[Entries with chart source code]
————

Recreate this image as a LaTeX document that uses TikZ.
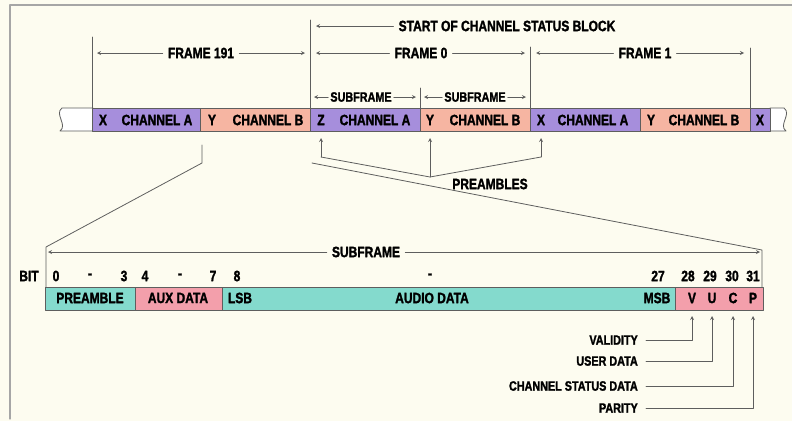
\documentclass[tikz,border=0pt]{standalone}
\usepackage{fontspec}
\setmainfont{Liberation Sans Bold}[FakeStretch=0.8, FakeBold=1.6]
\definecolor{paper}{HTML}{FDFCF0}
\definecolor{chA}{HTML}{A68EDC}
\definecolor{chB}{HTML}{F6B5A2}
\definecolor{aud}{HTML}{84DACD}
\definecolor{aux}{HTML}{F39FAB}
\definecolor{wire}{HTML}{5E5E5E}
\begin{document}
\begin{tikzpicture}[
					x=1pt, y=-1pt,
					line cap=round,
					line join=round,
					>=stealth,
					font=\fontsize{15}{17}\selectfont,
					lbl/.style={inner sep=5pt},
					sml/.style={inner sep=2pt, font=\fontsize{13.5}{15}\selectfont},
					seg/.style={draw=wire, line width=0.8pt}
					]
					% Nền và khung
					\fill[paper] (0,0) rectangle (792,421);
					\useasboundingbox (0,0) rectangle (792,421);
					\draw[gray!70, line width=1.2pt] (10,419) -- (10,5) -- (792,5);
					
					% Hai đầu dải khung
					\draw[seg, fill=white] (93,108) -- (62,108)
					.. controls (54,114) and (68,125) .. (60,131) -- (93,131);
					\draw[seg, fill=white] (770,108) -- (784,108)
					.. controls (792,114) and (778,125) .. (786,131) -- (770,131);
					
					% Các khung con trên dải
					\draw[seg, fill=chA] (92,108) rectangle (200,131);
					\draw[seg, fill=chB] (200,108) rectangle (310,131);
					\draw[seg, fill=chA] (310,108) rectangle (420,131);
					\draw[seg, fill=chB] (420,108) rectangle (530,131);
					\draw[seg, fill=chA] (530,108) rectangle (640,131);
					\draw[seg, fill=chB] (640,108) rectangle (750,131);
					\draw[seg, fill=chA] (750,108) rectangle (770,131);
					
					% Nhãn trên dải
					\node (X1) at (103,120) {X};
					\node (chA1) at (157,120) {CHANNEL A};
					\node (Y1) at (212,120) {Y};
					\node (chB1) at (268,120) {CHANNEL B};
					\node (Z0) at (321,120) {Z};
					\node (chA2) at (375,120) {CHANNEL A};
					\node (Y2) at (430,120) {Y};
					\node (chB2) at (485,120) {CHANNEL B};
					\node (X3) at (541,120) {X};
					\node (chA3) at (593,120) {CHANNEL A};
					\node (Y3) at (651,120) {Y};
					\node (chB3) at (704,120) {CHANNEL B};
					\node (X4) at (760,120) {X};
					
					% Vạch ranh giới khung
					\draw[seg] (92,37) -- (92,108);
					\draw[seg] (310,20) -- (310,108);
					\draw[seg] (420,88) -- (420,108);
					\draw[seg] (530,47) -- (530,108);
					\draw[seg] (750,48) -- (750,108);
					
					% Chú thích khung
					\node[lbl] (start) at (507,26) {START OF CHANNEL STATUS BLOCK};
					\draw[seg, ->] (start.west) -- (316,26);
					
					\node[lbl] (f191) at (201,53) {FRAME 191};
					\draw[seg, ->] (f191.west) -- (97,53);
					\draw[seg, ->] (f191.east) -- (305,53);
					
					\node[lbl] (f0) at (421,53) {FRAME 0};
					\draw[seg, ->] (f0.west) -- (316,53);
					\draw[seg, ->] (f0.east) -- (525,53);
					
					\node[lbl] (f1) at (645,53) {FRAME 1};
					\draw[seg, ->] (f1.west) -- (536,53);
					\draw[seg, ->] (f1.east) -- (744,53);
					
					\node[sml] (sA) at (361,97) {SUBFRAME};
					\draw[seg, ->] (sA.west) -- (314,97);
					\draw[seg, ->] (sA.east) -- (416,97);
					
					\node[sml] (sB) at (475,97) {SUBFRAME};
					\draw[seg, ->] (sB.west) -- (424,97);
					\draw[seg, ->] (sB.east) -- (526,97);
					
					% Mũi tên chỉ phần mở đầu
					\coordinate (tZ) at (321,138);
					\coordinate (tY) at (430,138);
					\coordinate (tX) at (541,138);
					\coordinate (pl) at (321,157);
					\coordinate (pm) at (430,177);
					\coordinate (pr) at (541,157);
					\draw[seg] (pl) -- (pm) -- (pr);
					\draw[seg, ->] (pl) -- (tZ);
					\draw[seg, ->] (pm) -- (tY);
					\draw[seg, ->] (pr) -- (tX);
					\node[lbl] (pre) at (490,184) {PREAMBLES};
					
					% Đường phóng to một khung con
					\draw[seg] (202,145) -- (202,163) -- (46,247) -- (46,287);
					\draw[seg] (312,163) -- (762,250) -- (762,287);
					
					\node[lbl] (sub) at (366,252) {SUBFRAME};
					\draw[seg, ->] (sub.west) -- (48,252);
					\draw[seg, ->] (sub.east) -- (760,252);
					
					% Số thứ tự bit
					\node (bit) at (29,276) {BIT};
					\node (b0) at (56,276) {0};
					\node at (90,276) {-};
					\node (b3) at (124,276) {3};
					\node (b4) at (145,276) {4};
					\node at (180,276) {-};
					\node (b7) at (213,276) {7};
					\node (b8) at (237,276) {8};
					\node at (430,276) {-};
					\node (b27) at (658,276) {27};
					\node (b28) at (688,276) {28};
					\node (b29) at (710,276) {29};
					\node (b30) at (732,276) {30};
					\node (b31) at (753,276) {31};
					
					% Dải khung con
					\draw[seg, fill=aud] (45,287) rectangle (135,310);
					\draw[seg, fill=aux] (135,287) rectangle (222,310);
					\draw[seg, fill=aud] (222,287) rectangle (675,310);
					\draw[seg, fill=aux] (675,287) rectangle (763,310);
					
					\node (preamb) at (90,298) {PREAMBLE};
					\node (auxd) at (178,298) {AUX DATA};
					\node (lsb) at (240,298) {LSB};
					\node (audio) at (432,298) {AUDIO DATA};
					\node (msb) at (657,298) {MSB};
					\node (V) at (692,298) {V};
					\node (U) at (712,298) {U};
					\node (C) at (733,298) {C};
					\node (P) at (753,298) {P};
					
					% Chú thích các bit cuối
					\coordinate (tV) at (692,316);
					\coordinate (tU) at (712,316);
					\coordinate (tC) at (733,316);
					\coordinate (tP) at (753,316);
					
					\node[sml, anchor=east] (val) at (640,340) {VALIDITY};
					\node[sml, anchor=east] (usr) at (640,361) {USER DATA};
					\node[sml, anchor=east] (csd) at (640,386) {CHANNEL STATUS DATA};
					\node[sml, anchor=east] (par) at (640,408) {PARITY};
					
					\draw[seg, ->] ([xshift=6pt]val.east) -| (tV);
					\draw[seg, ->] ([xshift=6pt]usr.east) -| (tU);
					\draw[seg, ->] ([xshift=6pt]csd.east) -| (tC);
					\draw[seg, ->] ([xshift=6pt]par.east) -| (tP);
					
				\end{tikzpicture}
\end{document}
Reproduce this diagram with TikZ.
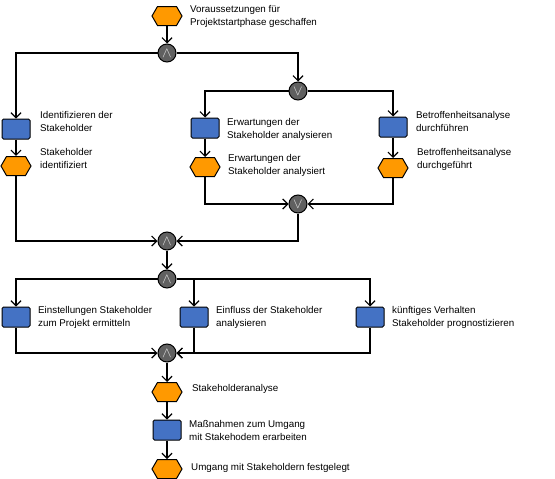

————

In the records above, find each line that holds the word "this"; copy all such lines.

■ Problem solution
Recreate this image as a LaTeX document that uses TikZ.
Reproduce this diagram with TikZ.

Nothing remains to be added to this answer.